This act exempts certain non-controlling blockchain software developers and service providers from being classified as money transmitters under federal law.
Cynthia Lummis
Senator
WY
The Blockchain Regulatory Certainty Act of 2026 clarifies the regulatory status of certain software developers in the digital asset space. This bill specifically exempts non-controlling developers and service providers for distributed ledger technology from being classified as "money transmitters" under federal law. This exemption applies when their activities involve creating software or providing infrastructure support, rather than controlling user transactions. The Act ensures these foundational developers are not subject to money transmission registration requirements based solely on their technical contributions.
Alright, let's talk blockchain. We've all heard the buzz, but the regulatory landscape has been, well, a bit of a swamp. This new piece of legislation, the "Blockchain Regulatory Certainty Act of 2026," is basically a big signpost pointing out who isn't a money transmitter in the crypto world, which is a pretty big deal for anyone building stuff in this space.

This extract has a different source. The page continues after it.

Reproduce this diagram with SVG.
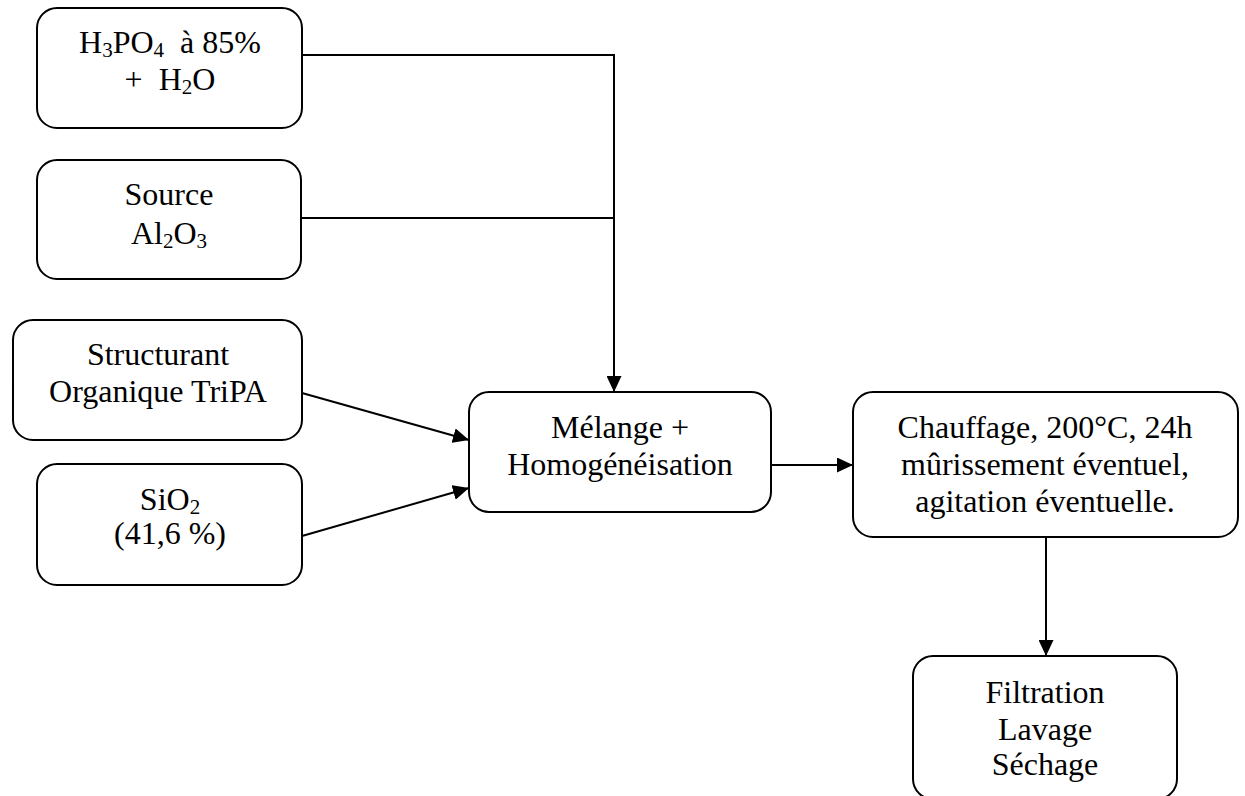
<svg xmlns="http://www.w3.org/2000/svg" width="1245" height="796" viewBox="0 0 1245 796">
  <defs>
    <marker id="arrow" markerUnits="userSpaceOnUse" markerWidth="17" markerHeight="15" refX="16" refY="7.5" orient="auto">
      <path d="M0,0 L16,7.5 L0,15 Z" fill="#000"/>
    </marker>
    <style>
      .box { fill: #fff; stroke: #000; stroke-width: 2; }
      .lbl { font-family: "Liberation Serif", "Times New Roman", serif; font-size: 32px; fill: #000; text-anchor: middle; white-space: pre; }
      .sub { font-size: 21px; }
      .conn { fill: none; stroke: #000; stroke-width: 2; }
    </style>
  </defs>
  <rect width="1245" height="796" fill="#fff"/>

  <!-- connectors -->
  <g id="connectors">
    <path class="conn" d="M302,55 H614 V392" marker-end="url(#arrow)"/>
    <path class="conn" d="M301,218 H614"/>
    <path class="conn" d="M302,393 L469,440" marker-end="url(#arrow)"/>
    <path class="conn" d="M302,536 L469,488" marker-end="url(#arrow)"/>
    <path class="conn" d="M771,465 H853" marker-end="url(#arrow)"/>
    <path class="conn" d="M1046,537 V656" marker-end="url(#arrow)"/>
  </g>

  <g id="acide">
    <rect class="box" x="37" y="8" width="265" height="120" rx="20"/>
    <text class="lbl" x="170" y="53">H<tspan class="sub" dy="4">3</tspan><tspan dy="-4">PO</tspan><tspan class="sub" dy="4">4</tspan><tspan dy="-4">  à 85%</tspan></text>
    <text class="lbl" x="170" y="90">+  H<tspan class="sub" dy="4">2</tspan><tspan dy="-4">O</tspan></text>
  </g>

  <g id="alumine">
    <rect class="box" x="37" y="160" width="264" height="119" rx="20"/>
    <text class="lbl" x="169" y="205">Source</text>
    <text class="lbl" x="169" y="244">Al<tspan class="sub" dy="4">2</tspan><tspan dy="-4">O</tspan><tspan class="sub" dy="4">3</tspan></text>
  </g>

  <g id="structurant">
    <rect class="box" x="13" y="320" width="289" height="120" rx="20"/>
    <text class="lbl" x="158" y="365">Structurant</text>
    <text class="lbl" x="158" y="402">Organique TriPA</text>
  </g>

  <g id="silice">
    <rect class="box" x="37" y="464" width="265" height="121" rx="20"/>
    <text class="lbl" x="170" y="510">SiO<tspan class="sub" dy="4">2</tspan></text>
    <text class="lbl" x="170" y="544">(41,6 %)</text>
  </g>

  <g id="melange">
    <rect class="box" x="469" y="392" width="302" height="120" rx="20"/>
    <text class="lbl" x="620" y="438">Mélange +</text>
    <text class="lbl" x="620" y="475">Homogénéisation</text>
  </g>

  <g id="chauffage">
    <rect class="box" x="853" y="392" width="385" height="145" rx="20"/>
    <text class="lbl" x="1045" y="438">Chauffage, 200°C, 24h</text>
    <text class="lbl" x="1045" y="475">mûrissement éventuel,</text>
    <text class="lbl" x="1045" y="512">agitation éventuelle.</text>
  </g>

  <g id="filtration">
    <rect class="box" x="913" y="656" width="264" height="143" rx="20"/>
    <text class="lbl" x="1045" y="703">Filtration</text>
    <text class="lbl" x="1045" y="740">Lavage</text>
    <text class="lbl" x="1045" y="775">Séchage</text>
  </g>
</svg>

At its core, this bill says if you're a developer or provider creating, publishing, or maintaining software for a distributed ledger (that's blockchain to you and me), you're generally not going to be treated as a "money transmitting business" under federal law. This is huge because being labeled a money transmitter comes with a ton of strict regulations, like those under 31 U.S.C. 5330 or 18 U.S.C. 1960, usually reserved for folks like Western Union or banks. The key here is being a "non-controlling developer or provider"—meaning you don't have the unilateral power to move someone else's digital assets without their say-so. Think of it this way: if you build the car, but don't hold the keys or drive it for anyone else, you're probably in the clear.
So, if you're a coder building the next big decentralized app, or a company providing the infrastructure that keeps a blockchain running, this bill aims to take a lot of regulatory weight off your shoulders. It means less red tape and fewer legal headaches just for writing code or offering support. For example, a software engineer creating a new kind of digital wallet application, or a firm providing server space for a blockchain network, won't automatically be hit with the same regulatory requirements as a traditional money-moving service. This clarity could really light a fire under innovation, encouraging more developers to jump into the blockchain space without fear of accidentally breaking complex financial laws.
Now, it's not a free pass for everyone. The bill is pretty specific: this exemption only applies to your activities as a non-controlling developer. If you start acting like a traditional money transmitter in other ways, then all bets are off. Also, it doesn't stop states from enforcing their own laws, as long as they're consistent with this federal rule. What this really boils down to is a push to make the rules of the road clearer for digital assets. By defining who isn't a money transmitter, the bill makes it easier for legitimate blockchain development to flourish, potentially leading to more secure and innovative digital services down the line. It's about giving the builders a clearer path, which is good news for anyone who uses or is interested in the future of digital assets.